Task statement> All of the data should be output character for character, except the pictures.
-- START OF Data for the task --
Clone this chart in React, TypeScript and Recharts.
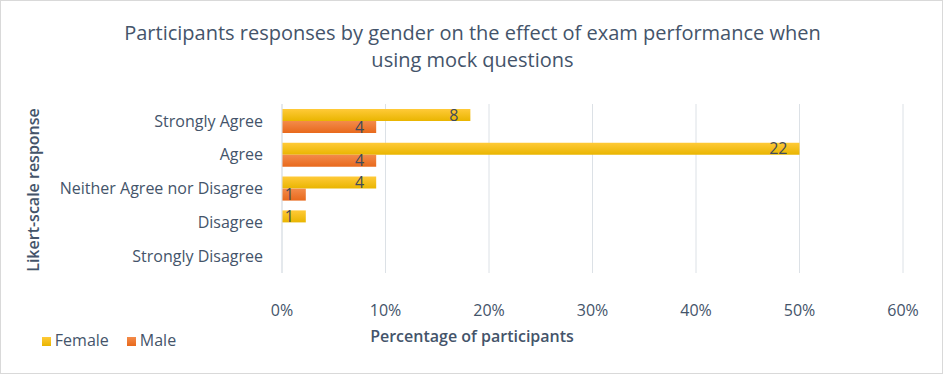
import { BarChart, Bar, XAxis, YAxis, CartesianGrid, LabelList, Legend } from "recharts";

const categories = [
  "Strongly Agree",
  "Agree",
  "Neither Agree nor Disagree",
  "Disagree",
  "Strongly Disagree",
];
// percentage of participants
const femalePct = [18.2, 50, 9.1, 2.3, 0];
const malePct = [9.1, 9.1, 2.3, 0, 0];
// counts printed on the bars
const femaleCount = [8, 22, 4, 1, null];
const maleCount = [4, 4, 1, null, null];
const xTicks = [0, 10, 20, 30, 40, 50, 60];

const data = categories.map((name, i) => ({
  name,
  Female: femalePct[i],
  Male: malePct[i],
  femaleCount: femaleCount[i],
  maleCount: maleCount[i],
}));

const FONT = "'Open Sans', 'Liberation Sans', sans-serif";
const TEXT = "#44546A";

export default function App() {
  return (
    <div
      style={{
        position: "relative",
        width: 943,
        height: 374,
        boxSizing: "border-box",
        border: "1px solid #D9D9D9",
        background: "#fff",
        fontFamily: FONT,
        color: TEXT,
      }}
    >
      <style>{"body{margin:0}"}</style>
      <div
        style={{
          position: "absolute",
          left: 0,
          top: 18,
          width: 943,
          textAlign: "center",
          fontSize: 20,
          fontWeight: 500,
          lineHeight: "27px",
        }}
      >
        Participants responses by gender on the effect of exam performance when
        <br />
        using mock questions
      </div>
      <BarChart
        width={941}
        height={372}
        data={data}
        layout="vertical"
        margin={{ top: 103, right: 39, bottom: 40, left: 21 }}
        barSize={12}
        barGap={0}
      >
        <defs>
          <linearGradient id="gFemale" x1="0" y1="0" x2="0" y2="1">
            <stop offset="0%" stopColor="#FFCA38" />
            <stop offset="100%" stopColor="#E9B500" />
          </linearGradient>
          <linearGradient id="gMale" x1="0" y1="0" x2="0" y2="1">
            <stop offset="0%" stopColor="#F38B4A" />
            <stop offset="100%" stopColor="#E8691C" />
          </linearGradient>
        </defs>
        <CartesianGrid horizontal={false} stroke="#DCE1E6" />
        <XAxis
          type="number"
          domain={[0, 60]}
          ticks={xTicks}
          tickFormatter={(v) => `${v}%`}
          axisLine={false}
          tickLine={false}
          tickMargin={26}
          height={60}
          tick={{ fill: TEXT, fontSize: 16, fontFamily: FONT }}
        />
        <YAxis
          type="category"
          dataKey="name"
          width={260}
          axisLine={{ stroke: "#DCE1E6" }}
          tickLine={false}
          tickSize={0}
          tickMargin={19}
          tick={{ fill: TEXT, fontSize: 16, fontFamily: FONT }}
        />
        <Legend
          layout="horizontal"
          verticalAlign="middle"
          align="center"
          iconType="square"
          iconSize={9}
          wrapperStyle={{
            left: 17,
            top: 328,
            width: 200,
            textAlign: "left",
            fontSize: 16,
            fontFamily: FONT,
          }}
          formatter={(v) => (
            <span style={{ color: TEXT, marginRight: 8 }}>{v}</span>
          )}
        />
        <Bar dataKey="Female" fill="url(#gFemale)" isAnimationActive={false}>
          <LabelList
            dataKey="femaleCount"
            position="insideRight"
            offset={12}
            fill="#3F4B5B"
            fontSize={16}
            fontFamily={FONT}
          />
        </Bar>
        <Bar dataKey="Male" fill="url(#gMale)" isAnimationActive={false}>
          <LabelList
            dataKey="maleCount"
            position="insideRight"
            offset={12}
            fill="#3F4B5B"
            fontSize={16}
            fontFamily={FONT}
          />
        </Bar>
      </BarChart>
      <div
        style={{
          position: "absolute",
          left: 471,
          top: 335,
          transform: "translate(-50%, -50%)",
          fontSize: 16,
          fontWeight: 600,
          whiteSpace: "nowrap",
        }}
      >
        Percentage of participants
      </div>
      <div
        style={{
          position: "absolute",
          left: 32,
          top: 189,
          transform: "translate(-50%, -50%) rotate(-90deg)",
          fontSize: 16,
          fontWeight: 600,
          whiteSpace: "nowrap",
        }}
      >
        Likert-scale response
      </div>
    </div>
  );
}
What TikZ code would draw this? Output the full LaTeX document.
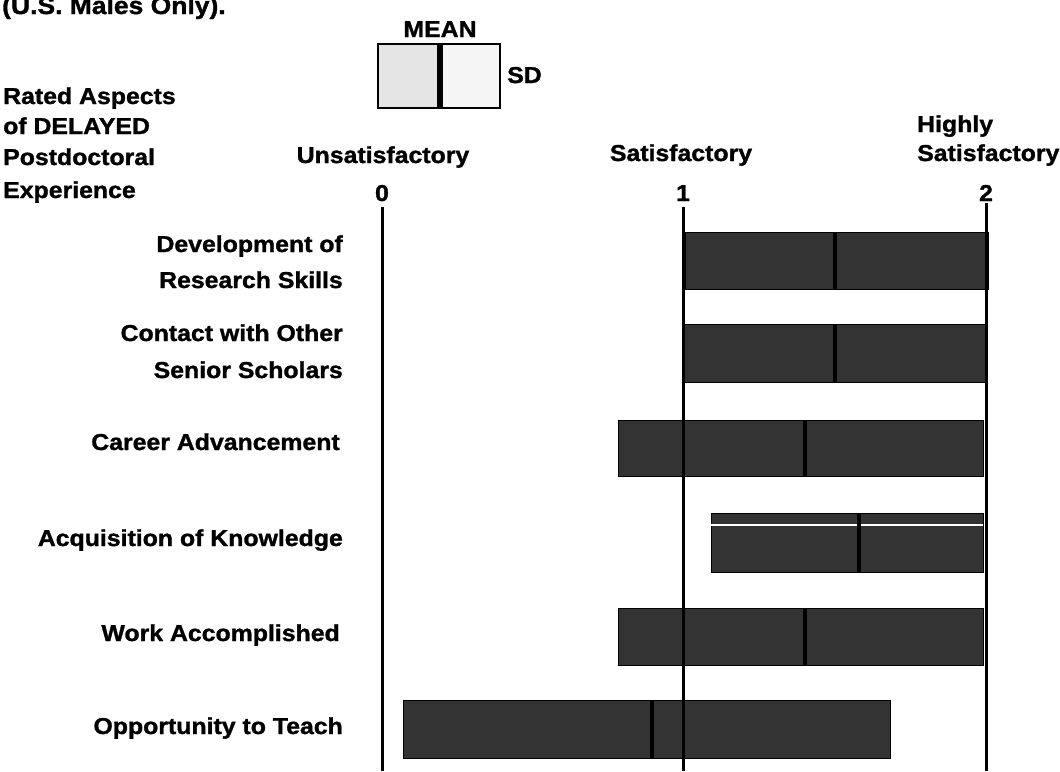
\documentclass[tikz,border=0pt]{standalone}
\usepackage{fontspec}
\setmainfont{Liberation Sans}[FakeStretch=1.08, BoldFeatures={FakeBold=1.3}]
\begin{document}
\begin{tikzpicture}[x=1pt, y=-1pt,
  every node/.style={inner sep=0pt, font=\bfseries\fontsize{23}{27}\selectfont},
  lbl/.style={anchor=base east},
  bar/.style={draw=black, line width=1pt, fill=black!80},
  meanline/.style={line width=4.5pt},
  axis/.style={line width=3pt}]

\useasboundingbox (0,0) rectangle (1060,771);
\clip (0,0) rectangle (1060,771);

% title and key
\node[anchor=base west, font=\bfseries\fontsize{24.5}{29}\selectfont] (title) at(2,14) {(U.S. Males Only).};
\node[anchor=base] (mean) at(440,37) {MEAN};
\fill[black!10] (378,44) rectangle (440,108);
\fill[black!4]  (440,44) rectangle (500,108);
\draw[line width=2pt] (378,44) rectangle (500,108);
\draw[line width=6pt] (mean.south |- 0,44) -- (mean.south |- 0,108);
\node[anchor=base west] (sd) at(507,83) {SD};

\node[anchor=base west] (head1) at(3,104) {Rated Aspects};
\node[anchor=base west] (head2) at(3,134) {of DELAYED};
\node[anchor=base west] (head3) at(3,165) {Postdoctoral};
\node[anchor=base west] (head4) at(3,198) {Experience};

% scale
\node[anchor=base]      (unsat)  at(383,163) {Unsatisfactory};
\node[anchor=base]      (sat)    at(681,161) {Satisfactory};
\node[anchor=base west] (highly) at(917,132) {Highly};
\node[anchor=base west] (hsat)   at(917,161) {Satisfactory};

\node[anchor=base] (zero) at(382,201) {0};
\node[anchor=base] (one)  at(683,201) {1};
\node[anchor=base] (two)  at(986,201) {2};

% bars: mean +- SD
\draw[bar] (685,232) rectangle (988,289);
\draw[meanline] (835,232) -- (835,289);

\draw[bar] (683,324) rectangle (985,382);
\draw[meanline] (835,324) -- (835,382);

\draw[bar] (618,420) rectangle (983,476);
\draw[meanline] (805,420) -- (805,476);

\draw[bar] (711,513) rectangle (983,572);
\draw[white, line width=2pt] (711,525) -- (983,525);
\draw[meanline] (859,513) -- (859,572);

\draw[bar] (618,608) rectangle (983,665);
\draw[meanline] (805,608) -- (805,665);

\draw[bar] (403,700) rectangle (890,758);
\draw[meanline] (652,700) -- (652,758);

\draw[axis] ([yshift=-6pt]zero.south) -- (zero.south |- 0,771);
\draw[axis] ([yshift=-6pt]one.south)  -- (one.south |- 0,771);
\draw[axis] ([yshift=-2pt]two.south)  -- (two.south |- 0,771);

% rated aspects
\node[lbl] (dev1)  at(343,252) {Development of};
\node[lbl] (dev2)  at(343,288) {Research Skills};
\node[lbl] (cont1) at(343,341) {Contact with Other};
\node[lbl] (cont2) at(343,378) {Senior Scholars};
\node[lbl] (career) at(340,450) {Career Advancement};
\node[lbl] (acq)   at(343,546) {Acquisition of Knowledge};
\node[lbl] (work)  at(340,641) {Work Accomplished};
\node[lbl] (teach) at(343,734) {Opportunity to Teach};

\end{tikzpicture}
\end{document}
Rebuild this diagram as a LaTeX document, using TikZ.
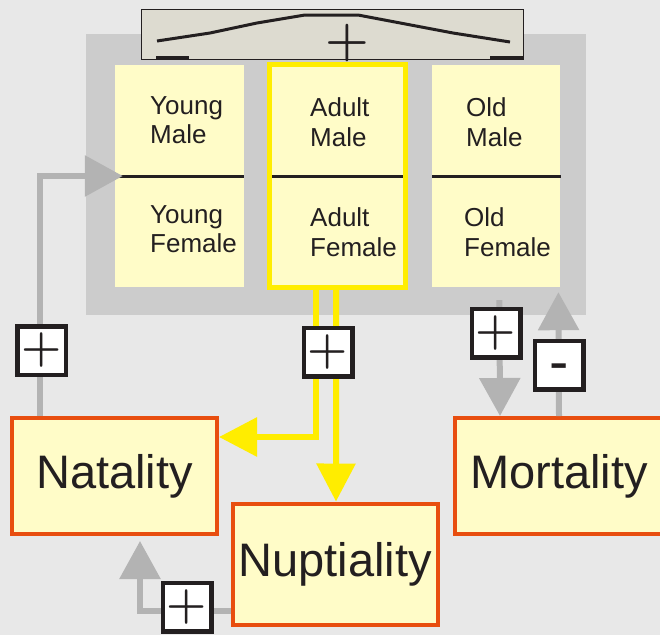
-- END OF Data for the task --
Full answer>
Clone this chart in React, TypeScript and Recharts.
import { BarChart, Bar, XAxis, YAxis, CartesianGrid, LabelList, Legend } from "recharts";

const categories = [
  "Strongly Agree",
  "Agree",
  "Neither Agree nor Disagree",
  "Disagree",
  "Strongly Disagree",
];
// percentage of participants
const femalePct = [18.2, 50, 9.1, 2.3, 0];
const malePct = [9.1, 9.1, 2.3, 0, 0];
// counts printed on the bars
const femaleCount = [8, 22, 4, 1, null];
const maleCount = [4, 4, 1, null, null];
const xTicks = [0, 10, 20, 30, 40, 50, 60];

const data = categories.map((name, i) => ({
  name,
  Female: femalePct[i],
  Male: malePct[i],
  femaleCount: femaleCount[i],
  maleCount: maleCount[i],
}));

const FONT = "'Open Sans', 'Liberation Sans', sans-serif";
const TEXT = "#44546A";

export default function App() {
  return (
    <div
      style={{
        position: "relative",
        width: 943,
        height: 374,
        boxSizing: "border-box",
        border: "1px solid #D9D9D9",
        background: "#fff",
        fontFamily: FONT,
        color: TEXT,
      }}
    >
      <style>{"body{margin:0}"}</style>
      <div
        style={{
          position: "absolute",
          left: 0,
          top: 18,
          width: 943,
          textAlign: "center",
          fontSize: 20,
          fontWeight: 500,
          lineHeight: "27px",
        }}
      >
        Participants responses by gender on the effect of exam performance when
        <br />
        using mock questions
      </div>
      <BarChart
        width={941}
        height={372}
        data={data}
        layout="vertical"
        margin={{ top: 103, right: 39, bottom: 40, left: 21 }}
        barSize={12}
        barGap={0}
      >
        <defs>
          <linearGradient id="gFemale" x1="0" y1="0" x2="0" y2="1">
            <stop offset="0%" stopColor="#FFCA38" />
            <stop offset="100%" stopColor="#E9B500" />
          </linearGradient>
          <linearGradient id="gMale" x1="0" y1="0" x2="0" y2="1">
            <stop offset="0%" stopColor="#F38B4A" />
            <stop offset="100%" stopColor="#E8691C" />
          </linearGradient>
        </defs>
        <CartesianGrid horizontal={false} stroke="#DCE1E6" />
        <XAxis
          type="number"
          domain={[0, 60]}
          ticks={xTicks}
          tickFormatter={(v) => `${v}%`}
          axisLine={false}
          tickLine={false}
          tickMargin={26}
          height={60}
          tick={{ fill: TEXT, fontSize: 16, fontFamily: FONT }}
        />
        <YAxis
          type="category"
          dataKey="name"
          width={260}
          axisLine={{ stroke: "#DCE1E6" }}
          tickLine={false}
          tickSize={0}
          tickMargin={19}
          tick={{ fill: TEXT, fontSize: 16, fontFamily: FONT }}
        />
        <Legend
          layout="horizontal"
          verticalAlign="middle"
          align="center"
          iconType="square"
          iconSize={9}
          wrapperStyle={{
            left: 17,
            top: 328,
            width: 200,
            textAlign: "left",
            fontSize: 16,
            fontFamily: FONT,
          }}
          formatter={(v) => (
            <span style={{ color: TEXT, marginRight: 8 }}>{v}</span>
          )}
        />
        <Bar dataKey="Female" fill="url(#gFemale)" isAnimationActive={false}>
          <LabelList
            dataKey="femaleCount"
            position="insideRight"
            offset={12}
            fill="#3F4B5B"
            fontSize={16}
            fontFamily={FONT}
          />
        </Bar>
        <Bar dataKey="Male" fill="url(#gMale)" isAnimationActive={false}>
          <LabelList
            dataKey="maleCount"
            position="insideRight"
            offset={12}
            fill="#3F4B5B"
            fontSize={16}
            fontFamily={FONT}
          />
        </Bar>
      </BarChart>
      <div
        style={{
          position: "absolute",
          left: 471,
          top: 335,
          transform: "translate(-50%, -50%)",
          fontSize: 16,
          fontWeight: 600,
          whiteSpace: "nowrap",
        }}
      >
        Percentage of participants
      </div>
      <div
        style={{
          position: "absolute",
          left: 32,
          top: 189,
          transform: "translate(-50%, -50%) rotate(-90deg)",
          fontSize: 16,
          fontWeight: 600,
          whiteSpace: "nowrap",
        }}
      >
        Likert-scale response
      </div>
    </div>
  );
}
What TikZ code would draw this? Output the full LaTeX document.
\documentclass[tikz,border=0pt]{standalone}
\usepackage{fontspec}
\setmainfont{Liberation Sans}[FakeStretch=1.08, BoldFeatures={FakeBold=1.3}]
\begin{document}
\begin{tikzpicture}[x=1pt, y=-1pt,
  every node/.style={inner sep=0pt, font=\bfseries\fontsize{23}{27}\selectfont},
  lbl/.style={anchor=base east},
  bar/.style={draw=black, line width=1pt, fill=black!80},
  meanline/.style={line width=4.5pt},
  axis/.style={line width=3pt}]

\useasboundingbox (0,0) rectangle (1060,771);
\clip (0,0) rectangle (1060,771);

% title and key
\node[anchor=base west, font=\bfseries\fontsize{24.5}{29}\selectfont] (title) at(2,14) {(U.S. Males Only).};
\node[anchor=base] (mean) at(440,37) {MEAN};
\fill[black!10] (378,44) rectangle (440,108);
\fill[black!4]  (440,44) rectangle (500,108);
\draw[line width=2pt] (378,44) rectangle (500,108);
\draw[line width=6pt] (mean.south |- 0,44) -- (mean.south |- 0,108);
\node[anchor=base west] (sd) at(507,83) {SD};

\node[anchor=base west] (head1) at(3,104) {Rated Aspects};
\node[anchor=base west] (head2) at(3,134) {of DELAYED};
\node[anchor=base west] (head3) at(3,165) {Postdoctoral};
\node[anchor=base west] (head4) at(3,198) {Experience};

% scale
\node[anchor=base]      (unsat)  at(383,163) {Unsatisfactory};
\node[anchor=base]      (sat)    at(681,161) {Satisfactory};
\node[anchor=base west] (highly) at(917,132) {Highly};
\node[anchor=base west] (hsat)   at(917,161) {Satisfactory};

\node[anchor=base] (zero) at(382,201) {0};
\node[anchor=base] (one)  at(683,201) {1};
\node[anchor=base] (two)  at(986,201) {2};

% bars: mean +- SD
\draw[bar] (685,232) rectangle (988,289);
\draw[meanline] (835,232) -- (835,289);

\draw[bar] (683,324) rectangle (985,382);
\draw[meanline] (835,324) -- (835,382);

\draw[bar] (618,420) rectangle (983,476);
\draw[meanline] (805,420) -- (805,476);

\draw[bar] (711,513) rectangle (983,572);
\draw[white, line width=2pt] (711,525) -- (983,525);
\draw[meanline] (859,513) -- (859,572);

\draw[bar] (618,608) rectangle (983,665);
\draw[meanline] (805,608) -- (805,665);

\draw[bar] (403,700) rectangle (890,758);
\draw[meanline] (652,700) -- (652,758);

\draw[axis] ([yshift=-6pt]zero.south) -- (zero.south |- 0,771);
\draw[axis] ([yshift=-6pt]one.south)  -- (one.south |- 0,771);
\draw[axis] ([yshift=-2pt]two.south)  -- (two.south |- 0,771);

% rated aspects
\node[lbl] (dev1)  at(343,252) {Development of};
\node[lbl] (dev2)  at(343,288) {Research Skills};
\node[lbl] (cont1) at(343,341) {Contact with Other};
\node[lbl] (cont2) at(343,378) {Senior Scholars};
\node[lbl] (career) at(340,450) {Career Advancement};
\node[lbl] (acq)   at(343,546) {Acquisition of Knowledge};
\node[lbl] (work)  at(340,641) {Work Accomplished};
\node[lbl] (teach) at(343,734) {Opportunity to Teach};

\end{tikzpicture}
\end{document}
Rebuild this diagram as a LaTeX document, using TikZ.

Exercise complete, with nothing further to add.